→ TASK TO CARRY OUT:
Reproduce, word for word, only the lines from the one containing "Recreate this image" through the one containing "swim_y = [14.9, 5.1, 1.5, 0.15, 0.17]", both included.

— start EXERCISE MATERIALS —

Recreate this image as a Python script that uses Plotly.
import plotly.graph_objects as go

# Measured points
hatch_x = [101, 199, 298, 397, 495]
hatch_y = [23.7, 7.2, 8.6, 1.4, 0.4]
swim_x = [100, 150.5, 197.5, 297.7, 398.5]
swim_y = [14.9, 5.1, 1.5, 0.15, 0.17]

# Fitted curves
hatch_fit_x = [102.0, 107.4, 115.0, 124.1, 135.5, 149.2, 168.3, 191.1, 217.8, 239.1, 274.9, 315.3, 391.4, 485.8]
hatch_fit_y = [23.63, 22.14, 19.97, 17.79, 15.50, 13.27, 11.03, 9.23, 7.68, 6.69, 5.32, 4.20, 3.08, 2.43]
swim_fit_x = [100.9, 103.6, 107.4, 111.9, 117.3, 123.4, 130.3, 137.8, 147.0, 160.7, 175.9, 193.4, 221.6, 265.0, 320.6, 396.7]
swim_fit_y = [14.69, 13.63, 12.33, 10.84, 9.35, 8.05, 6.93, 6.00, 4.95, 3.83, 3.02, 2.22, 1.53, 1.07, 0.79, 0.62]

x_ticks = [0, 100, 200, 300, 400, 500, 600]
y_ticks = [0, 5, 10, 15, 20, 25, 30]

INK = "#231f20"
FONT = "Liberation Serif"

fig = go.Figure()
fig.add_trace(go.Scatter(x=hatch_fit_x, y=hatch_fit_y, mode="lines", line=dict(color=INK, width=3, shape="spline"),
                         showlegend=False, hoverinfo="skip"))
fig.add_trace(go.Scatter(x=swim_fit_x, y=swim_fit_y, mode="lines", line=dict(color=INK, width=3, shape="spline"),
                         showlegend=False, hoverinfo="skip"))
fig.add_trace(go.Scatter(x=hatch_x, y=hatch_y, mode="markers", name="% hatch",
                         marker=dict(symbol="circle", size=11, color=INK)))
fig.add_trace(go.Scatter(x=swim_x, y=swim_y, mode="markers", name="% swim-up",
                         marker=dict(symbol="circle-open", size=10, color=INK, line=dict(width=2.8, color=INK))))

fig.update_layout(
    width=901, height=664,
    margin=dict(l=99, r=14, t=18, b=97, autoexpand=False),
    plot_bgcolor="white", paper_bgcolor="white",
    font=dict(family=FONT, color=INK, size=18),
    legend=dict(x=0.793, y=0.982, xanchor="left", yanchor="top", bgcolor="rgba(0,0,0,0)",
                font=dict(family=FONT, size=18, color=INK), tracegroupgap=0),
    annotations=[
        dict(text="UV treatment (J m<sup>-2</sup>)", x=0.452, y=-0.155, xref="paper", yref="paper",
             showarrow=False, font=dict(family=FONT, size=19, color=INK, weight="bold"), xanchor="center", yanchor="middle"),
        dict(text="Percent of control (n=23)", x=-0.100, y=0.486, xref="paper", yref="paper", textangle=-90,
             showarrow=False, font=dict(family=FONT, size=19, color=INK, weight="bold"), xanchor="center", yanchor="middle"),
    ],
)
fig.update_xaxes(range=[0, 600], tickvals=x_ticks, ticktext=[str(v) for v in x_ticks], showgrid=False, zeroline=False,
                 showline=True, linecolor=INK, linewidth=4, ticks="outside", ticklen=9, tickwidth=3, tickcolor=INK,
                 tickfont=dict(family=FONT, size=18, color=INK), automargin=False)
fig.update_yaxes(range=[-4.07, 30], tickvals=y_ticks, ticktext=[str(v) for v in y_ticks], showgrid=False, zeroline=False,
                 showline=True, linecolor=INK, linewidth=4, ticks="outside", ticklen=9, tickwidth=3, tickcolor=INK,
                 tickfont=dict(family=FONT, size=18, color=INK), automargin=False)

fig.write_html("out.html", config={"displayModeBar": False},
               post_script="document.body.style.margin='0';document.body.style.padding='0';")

— end EXERCISE MATERIALS —
— start EXERCISE MATERIALS —

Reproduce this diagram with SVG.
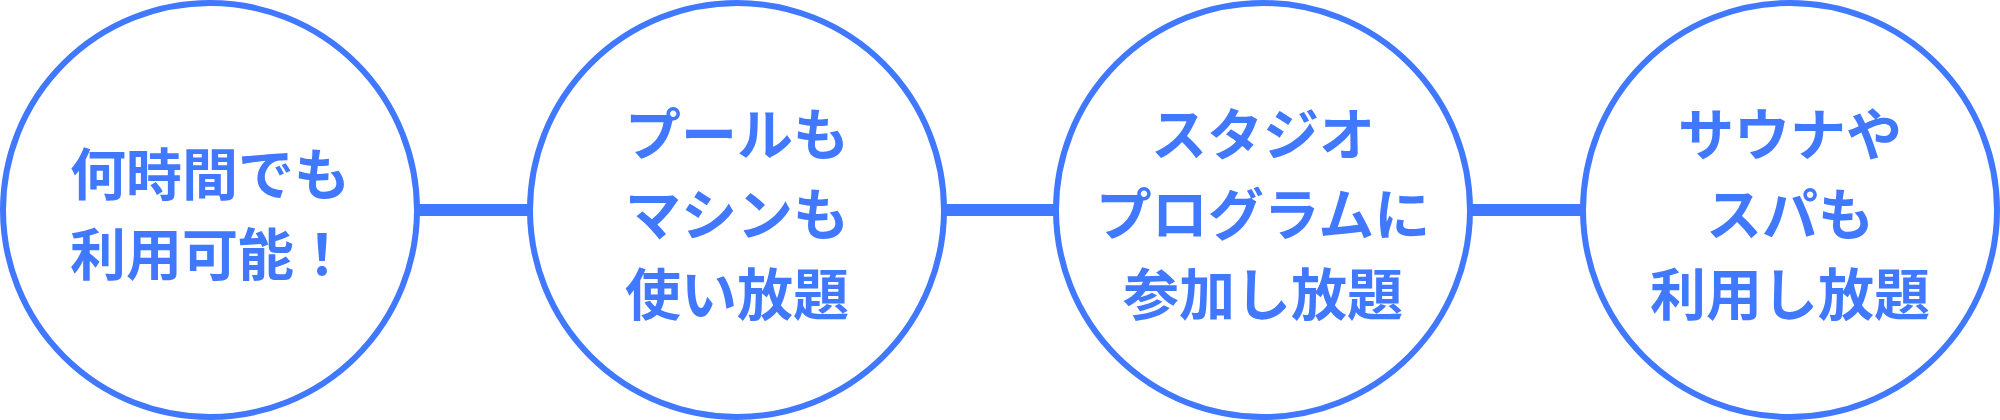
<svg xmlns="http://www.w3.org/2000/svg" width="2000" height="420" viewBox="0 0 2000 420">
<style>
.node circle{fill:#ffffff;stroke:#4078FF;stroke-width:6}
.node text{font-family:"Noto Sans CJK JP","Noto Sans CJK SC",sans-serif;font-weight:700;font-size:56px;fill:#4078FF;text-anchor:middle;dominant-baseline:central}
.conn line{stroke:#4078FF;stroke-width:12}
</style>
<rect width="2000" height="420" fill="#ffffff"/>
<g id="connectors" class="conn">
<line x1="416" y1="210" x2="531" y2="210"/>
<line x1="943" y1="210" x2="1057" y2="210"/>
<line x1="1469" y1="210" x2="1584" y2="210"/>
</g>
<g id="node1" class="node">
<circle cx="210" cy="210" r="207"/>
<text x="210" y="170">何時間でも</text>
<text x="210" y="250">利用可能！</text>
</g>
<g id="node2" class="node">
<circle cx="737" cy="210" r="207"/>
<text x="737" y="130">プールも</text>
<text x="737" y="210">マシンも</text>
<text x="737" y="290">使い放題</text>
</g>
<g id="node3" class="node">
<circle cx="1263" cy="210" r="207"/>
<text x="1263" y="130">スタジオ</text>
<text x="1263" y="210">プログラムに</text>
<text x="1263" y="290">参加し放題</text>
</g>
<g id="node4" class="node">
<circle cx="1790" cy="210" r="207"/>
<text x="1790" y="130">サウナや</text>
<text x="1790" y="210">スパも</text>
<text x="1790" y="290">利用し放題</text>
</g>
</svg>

— end EXERCISE MATERIALS —

→ SOLUTION TO THE EXERCISE:
Recreate this image as a Python script that uses Plotly.
import plotly.graph_objects as go

# Measured points
hatch_x = [101, 199, 298, 397, 495]
hatch_y = [23.7, 7.2, 8.6, 1.4, 0.4]
swim_x = [100, 150.5, 197.5, 297.7, 398.5]
swim_y = [14.9, 5.1, 1.5, 0.15, 0.17]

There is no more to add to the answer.